- **Directions for this task**
Reproduce verbatim the lines up to and including the one with "CartesianGrid, LabelList, Cell", starting from the first.

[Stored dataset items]
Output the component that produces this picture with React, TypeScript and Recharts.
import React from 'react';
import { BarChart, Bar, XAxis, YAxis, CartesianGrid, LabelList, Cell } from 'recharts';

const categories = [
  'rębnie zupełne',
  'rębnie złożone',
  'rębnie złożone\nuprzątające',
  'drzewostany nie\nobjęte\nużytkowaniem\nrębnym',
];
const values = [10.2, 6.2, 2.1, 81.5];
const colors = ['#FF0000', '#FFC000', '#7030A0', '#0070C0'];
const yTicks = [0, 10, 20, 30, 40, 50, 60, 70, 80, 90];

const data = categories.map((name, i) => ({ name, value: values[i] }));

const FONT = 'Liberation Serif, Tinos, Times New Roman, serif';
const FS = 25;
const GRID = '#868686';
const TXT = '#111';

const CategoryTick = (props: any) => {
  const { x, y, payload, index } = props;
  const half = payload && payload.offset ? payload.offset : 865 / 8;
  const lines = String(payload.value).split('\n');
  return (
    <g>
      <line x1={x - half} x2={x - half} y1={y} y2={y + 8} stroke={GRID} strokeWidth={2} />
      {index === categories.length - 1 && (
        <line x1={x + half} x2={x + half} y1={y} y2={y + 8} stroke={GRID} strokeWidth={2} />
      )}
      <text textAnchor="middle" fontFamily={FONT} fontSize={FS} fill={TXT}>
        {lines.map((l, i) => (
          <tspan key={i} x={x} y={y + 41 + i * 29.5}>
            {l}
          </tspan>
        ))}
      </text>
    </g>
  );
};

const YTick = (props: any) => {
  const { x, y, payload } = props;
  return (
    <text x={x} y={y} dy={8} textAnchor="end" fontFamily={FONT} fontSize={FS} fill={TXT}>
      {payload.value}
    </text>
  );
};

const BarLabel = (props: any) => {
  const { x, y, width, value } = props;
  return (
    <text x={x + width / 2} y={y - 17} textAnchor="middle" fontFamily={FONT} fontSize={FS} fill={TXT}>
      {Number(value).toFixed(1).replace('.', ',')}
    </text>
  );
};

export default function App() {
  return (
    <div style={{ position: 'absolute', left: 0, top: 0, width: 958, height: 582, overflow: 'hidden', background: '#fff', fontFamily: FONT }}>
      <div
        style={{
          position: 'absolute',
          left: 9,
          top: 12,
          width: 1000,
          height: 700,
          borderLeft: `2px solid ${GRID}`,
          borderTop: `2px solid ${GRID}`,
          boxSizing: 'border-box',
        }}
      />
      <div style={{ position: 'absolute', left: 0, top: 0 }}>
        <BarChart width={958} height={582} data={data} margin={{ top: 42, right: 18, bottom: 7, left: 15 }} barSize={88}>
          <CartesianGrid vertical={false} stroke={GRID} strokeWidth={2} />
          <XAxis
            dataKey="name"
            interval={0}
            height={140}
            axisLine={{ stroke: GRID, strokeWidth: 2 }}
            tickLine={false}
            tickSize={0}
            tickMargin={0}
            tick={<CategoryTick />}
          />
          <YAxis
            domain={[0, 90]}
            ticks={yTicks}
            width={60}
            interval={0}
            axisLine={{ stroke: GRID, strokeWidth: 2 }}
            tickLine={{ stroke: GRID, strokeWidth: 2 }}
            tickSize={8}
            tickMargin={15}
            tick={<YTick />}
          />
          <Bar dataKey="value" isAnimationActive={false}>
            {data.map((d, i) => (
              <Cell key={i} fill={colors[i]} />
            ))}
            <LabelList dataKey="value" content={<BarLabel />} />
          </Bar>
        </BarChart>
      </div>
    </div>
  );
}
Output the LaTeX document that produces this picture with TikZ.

- **Final answer**
Output the component that produces this picture with React, TypeScript and Recharts.
import React from 'react';
import { BarChart, Bar, XAxis, YAxis, CartesianGrid, LabelList, Cell } from 'recharts';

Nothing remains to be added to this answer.